L'uomo si trovava seduto a cavalcioni sulla finestra. Le gambe a penzoloni nel vuoto. E fra le mani aveva il telefonino. Una volta capito come si sentiva ha contattato il 112 e ha chiesto aiuto. "Mi trovo da solo in una stanza d'albergo e voglio farla finita", ha detto all'operatore dall'altra parte del telefono. L'operatore, il carabiniere Manuel Calandrini, ha lanciato l'allarme immediatamente, nel frattempo ha iniziato a intrattenere l'uomo che continuava a manifestare intenti suicidi, cercando di stabilire un rapporto di fiducia.
"All'inizio era una chiamata anonima, nessuno mi aveva anticipato cosa riguardasse. Poi la voce dall'altro capo ha parlato. Mi voglio buttare giù dalla finestra, ha detto. Ho subito cercato di capire da dove chiamasse e come mai si trovasse in questa situazione. Ho capito subito che era davvero in difficoltà: i suoni intorno a lui davano l'impressione che si trovasse davvero all'esterno", racconta Calandrini a Fanpage.it.
"Ho iniziato a fargli delle domande per rompere il ghiaccio. Ho chiesto il nome, che lavoro facesse, cosa fosse successo. Ma lui non era collaborativo, mi sembrava confuso. Ho fatto di tutto per riuscire a ottenere la sua fiducia, anche se non potevamo vederci. Gli ho chiesto dei suoi hobby, degli sport, delle vacanze. Abbiamo parlato del più e del meno. L'importante per me era distrarlo, farlo pensare a tutto tranne al gesto folle che stava per commettere – aggiunge – Mi sono immedesimato e mi sono comportato come se fosse un familiare, un fratello. Gli ho detto che con me poteva sfogarsi, che non doveva chiudersi in se stesso e che a tutto c'è sempre una soluzione".
L'errore, però, era dietro l'angolo. "Ho avuto paura di perderlo. A volte basta una domanda su un argomento sensibile che non deve essere approfondito a rovinare tutto il lavoro svolto in precedenza. Nessuno ci insegna come agire in questi casi, sicuramente si impara tutto con il tempo e serve tanta empatia".
L'irruzione nella stanza d'albergo dei carabinieri
La telefonata è durata circa una decina di minuti, mentre l'allarme è scattato immediatamente: a rispondere proprio il vicebrigadiere Lo Bello con il collega.
"Una volta ottenuta la chiave, siamo entrati in camera. Abbiamo visto l'uomo. Aveva le gambe a penzoloni ed era ancora al telefono con l'operatore del 112 che cercava di tranquillizzarlo, la luce era soffusa e sembrava essere in stato confusionale – continua Lo Bello a Fanpage.it – In quel momento ho avuto paura. Ci dividevano pochi metri, tre al massimo. E ho avuto paura di non riuscire a raggiungerlo. Sapevo che avremmo dovuto muoverci rapidamente per evitare un epilogo tragico", ammette.

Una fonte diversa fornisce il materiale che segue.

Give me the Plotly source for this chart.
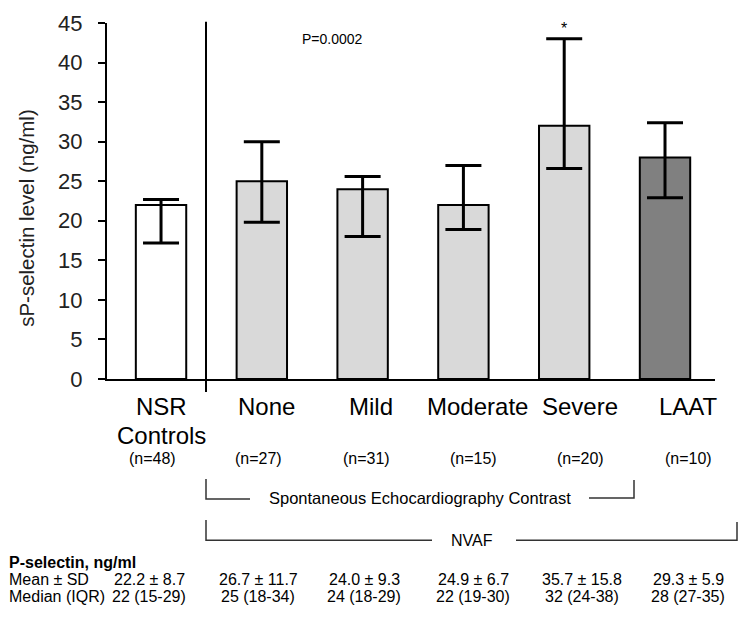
import plotly.graph_objects as go

# ---- data ----
groups = ["NSR<br>Controls", "None", "Mild", "Moderate", "Severe", "LAAT"]
n_values = [48, 27, 31, 15, 20, 10]
bar_values = [22, 25, 24, 22, 32, 28]
err_upper_end = [22.7, 30.0, 25.6, 27.0, 43.0, 32.4]
err_lower_end = [17.2, 19.8, 18.0, 18.9, 26.6, 22.9]
bar_colors = ["#ffffff", "#d9d9d9", "#d9d9d9", "#d9d9d9", "#d9d9d9", "#808080"]
mean_sd = ["22.2 ± 8.7", "26.7 ± 11.7", "24.0 ± 9.3", "24.9 ± 6.7", "35.7 ± 15.8", "29.3 ± 5.9"]
median_iqr = ["22 (15-29)", "25 (18-34)", "24 (18-29)", "22 (19-30)", "32 (24-38)", "28 (27-35)"]
y_ticks = [0, 5, 10, 15, 20, 25, 30, 35, 40, 45]

FONT = "Arial, Liberation Sans, sans-serif"
OFF = 8  # page body margin in the browser
W, H = 750 - OFF, 622 - OFF
# plot-area edges in page pixels
L, R, T, B = 107, 715, 23.3, 379.0


def px(x):
    return (x - L) / (R - L)


def py(y):
    return (B - y) / (B - T)


def note(x, y, text, size, xanchor="center", **kw):
    return dict(x=px(x), y=py(y), xref="paper", yref="paper", text=text, showarrow=False,
                xanchor=xanchor, yanchor="middle",
                font=dict(size=size, color=kw.pop("color", "black"), family=FONT), **kw)


xs = list(range(len(groups)))
fig = go.Figure()
fig.add_trace(go.Bar(
    x=xs, y=bar_values, width=0.5,
    marker=dict(color=bar_colors, line=dict(color="black", width=2)),
    error_y=dict(type="data", symmetric=False,
                 array=[u - v for u, v in zip(err_upper_end, bar_values)],
                 arrayminus=[v - l for l, v in zip(err_lower_end, bar_values)],
                 color="black", thickness=3, width=18),
    showlegend=False, hoverinfo="skip",
))

ann = []
# y-axis title
ann.append(note(27, 218, "sP-selectin level (ng/ml)", 20.5, textangle=-90, color="#222"))
# category labels
label_x = [161, 266, 371, 477, 580, 688]
for lbl, lx in zip(groups, label_x):
    for k, p in enumerate(lbl.split("<br>")):
        ann.append(note(lx, 406 + 29 * k, p, 24))
n_x = [152, 258, 366, 473, 580, 688]
for n, nx in zip(n_values, n_x):
    ann.append(note(nx, 458, f"(n={n})", 16))
# p value and star
ann.append(note(332, 39, "P=0.0002", 14))
ann.append(dict(x=4, y=err_upper_end[4], xref="x", yref="y", text="*", yshift=10,
                xanchor="center", yanchor="middle",
                showarrow=False, font=dict(size=16, color="black", family=FONT)))
# bracket labels
ann.append(note(420, 498, "Spontaneous Echocardiography Contrast", 16.5))
ann.append(note(472, 540, "NVAF", 16))
# table
ann.append(note(7, 562, "<b>P-selectin, ng/ml</b>", 16, xanchor="left"))
ann.append(note(7, 579, "Mean ± SD", 16, xanchor="left"))
ann.append(note(7, 596, "Median (IQR)", 16, xanchor="left"))
col_x = [149, 258, 364, 473, 582, 688]
for cx, m, md in zip(col_x, mean_sd, median_iqr):
    ann.append(note(cx, 579, m, 16))
    ann.append(note(cx, 596, md, 16))

shapes = []
# separator line
shapes.append(dict(type="line", xref="paper", yref="paper", x0=px(206), x1=px(206),
                   y0=py(22), y1=py(392), line=dict(color="black", width=2)))
bline = dict(color="#333", width=1.5)


def path(points):
    return "M " + " L ".join(f"{px(a)},{py(b)}" for a, b in points)


shapes.append(dict(type="path", xref="paper", yref="paper",
                   path=path([(206, 479), (206, 499), (250, 499)]), line=bline))
shapes.append(dict(type="path", xref="paper", yref="paper",
                   path=path([(589, 498), (634, 498), (634, 480)]), line=bline))
shapes.append(dict(type="path", xref="paper", yref="paper",
                   path=path([(206, 520), (206, 540), (432, 540)]), line=bline))
shapes.append(dict(type="path", xref="paper", yref="paper",
                   path=path([(516, 540), (737, 540), (737, 522)]), line=bline))

fig.update_layout(
    width=W, height=H,
    margin=dict(l=L - OFF, r=750 - R, t=T - OFF, b=622 - B, autoexpand=False),
    paper_bgcolor="white", plot_bgcolor="white",
    annotations=ann, shapes=shapes,
    font=dict(family=FONT, color="black"),
    xaxis=dict(range=[-0.536, 5.496], showticklabels=False, ticks="", showgrid=False,
               zeroline=False, showline=True, linecolor="black", linewidth=2, fixedrange=True),
    yaxis=dict(range=[0, 45], tickvals=y_ticks, ticks="outside", ticklen=7, tickwidth=1.5,
               tickcolor="black", showgrid=False, zeroline=False, showline=True,
               linecolor="black", linewidth=2, tickfont=dict(size=22, color="#222", family=FONT),
               ticklabelstandoff=11, automargin=False),
)

fig.write_html("out.html")
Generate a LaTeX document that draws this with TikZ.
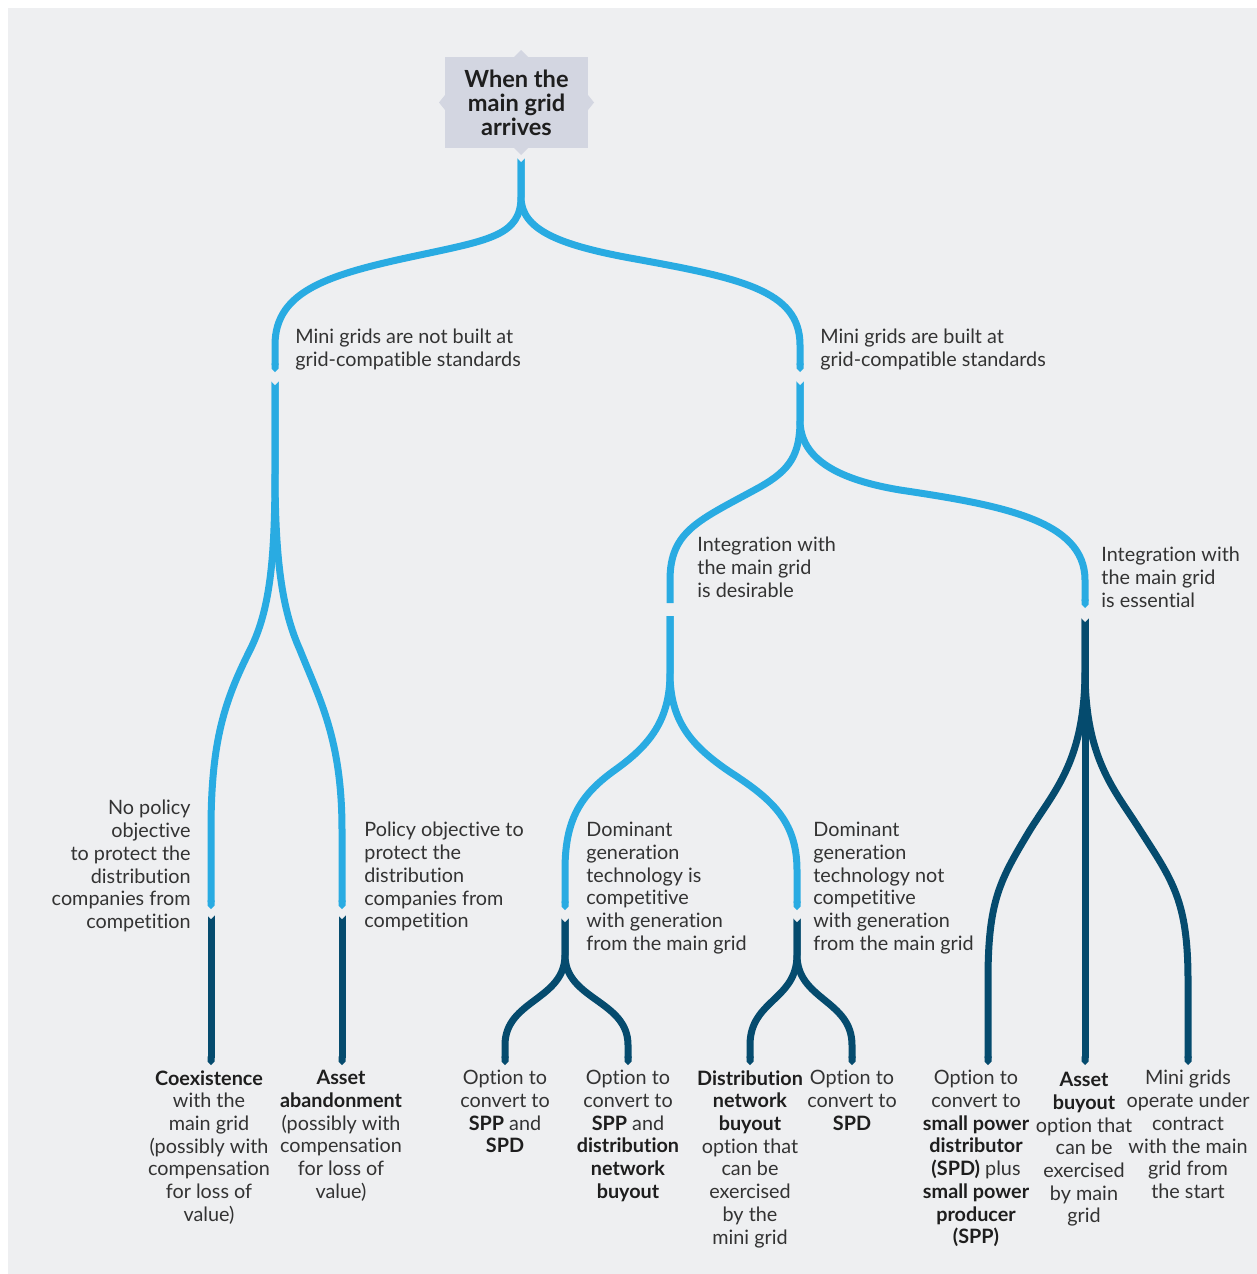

"Così ho agito subito. Il mio collega ed io siamo entrati nella stanza. Io ho afferrato l'uomo per un braccio e l'ho portato dentro. A seguirci, immediatamente dietro di noi, due operatori del pronto soccorso sanitario del 118 che sono arrivati quasi in contemporanea – precisa – Poi lo abbiamo fatto sedere sul letto".
Uno di loro ha preso il telefono in mano e ha chiuso la telefonata con il 112. "Mi sono accorto dell'arrivo dei colleghi quasi subito: prima ho sentito le automobili che arrivavano in strada, poi la porta che si apriva. Ho sentito che hanno iniziato a parlargli anche loro. Dal ricevitore ho urlato un Bravi ragazzi!, anche se ovviamente non mi ha sentito nessuno", conclude
Il salvataggio dell'uomo: "Per fortuna è andato tutto per il meglio"
A quel punto il controllo della situazione è passato ai colleghi che erano sul posto. "Abbiamo continuato a parlare con l'uomo, a tranquillizzarlo. Era in stato confusionario e non ha detto molto, forse aveva assunto dei tranquillanti. Gli abbiamo detto che andava tutto bene e che non doveva preoccuparsi di niente – continua Lo Bello – Poi lo abbiamo affidato alle cure del personale del 118 che lo ha trasportato al policlinico Umberto I".
Quello avvenuto stanotte non è stato un intervento ricco di azione, ma sicuramente si è trattato di un'operazione di enorme responsabilità per tutti i carabinieri coinvolti."In questi casi non c'è niente di codificato, a volte non sappiamo come comportarci e soprattutto come reagirà chi abbiamo davanti. Abbiamo provato a stabilire un rapporto il più amichevole possibile, siamo entrati in empatia. E fortunatamente ci siamo riusciti".